The Road to Post-War Recovery

Effective financing for peacetime is a good investment of donors’ resources and a major factor in conflict prevention. Indeed, the UN reckons that if economic reconstruction fails, countries in the transition to peace have a better than even chance of reverting to war.

For the world’s advanced countries, a key challenge is to broaden economic and social inclusion without diminishing the economic dynamism they already have. . The problems of war-ravaged countries are far more acute and their choices much more constrained. Indeed, they confront a double challenge: to create dynamic economies and to promote, at the same time, economic and social inclusion. Without both of these elements, national reconciliation will likely prove impossible.

Social exclusion in industrial countries imposes costs throughout society that policymakers must address with effective and targeted measures. Lack of jobs, for example, often leads people, particularly the young, away from work and into dependency on drugs and crime. Society, then , needs to pay for the costs of crime prevention policies and the administration of justice.

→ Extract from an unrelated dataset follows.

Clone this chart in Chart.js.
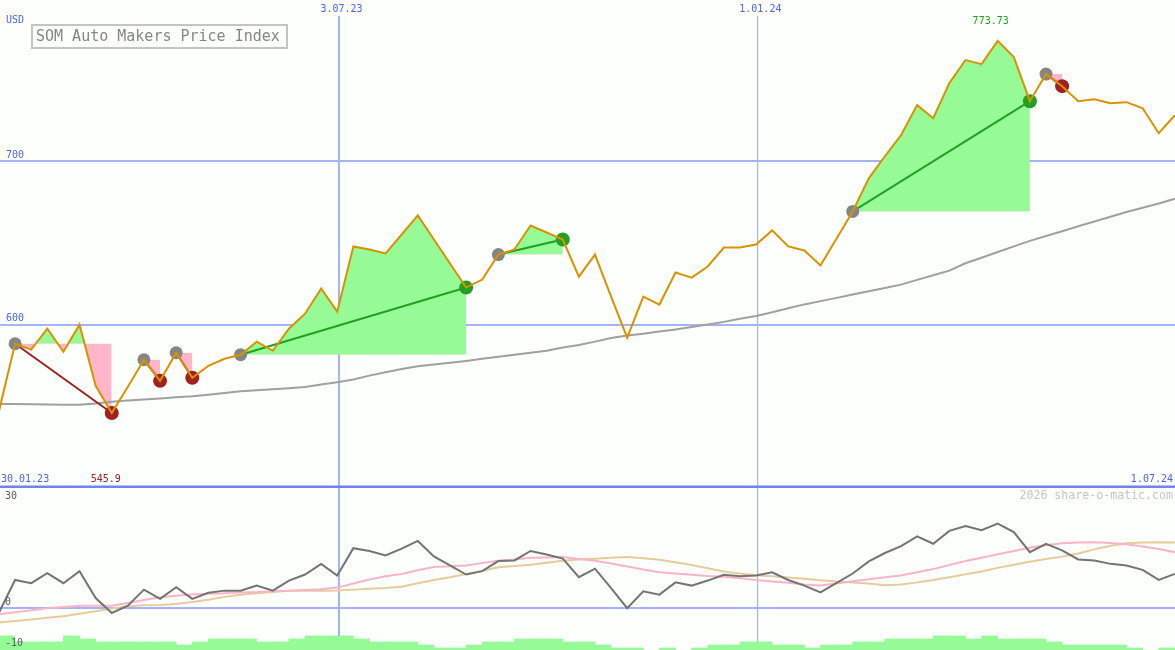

A flexible labor market, as many suggest, will not in itself promote inclusion. Welfare programs in war-ravaged countries often aggravate joblessness by reducing work incentives and creating a culture of dependency. Minimum-wage laws and labor agreements often make the least productive workers unaffordable to law-abiding employers. So what these countries need are more employment opportunities and higher salaries in the private sector for these workers.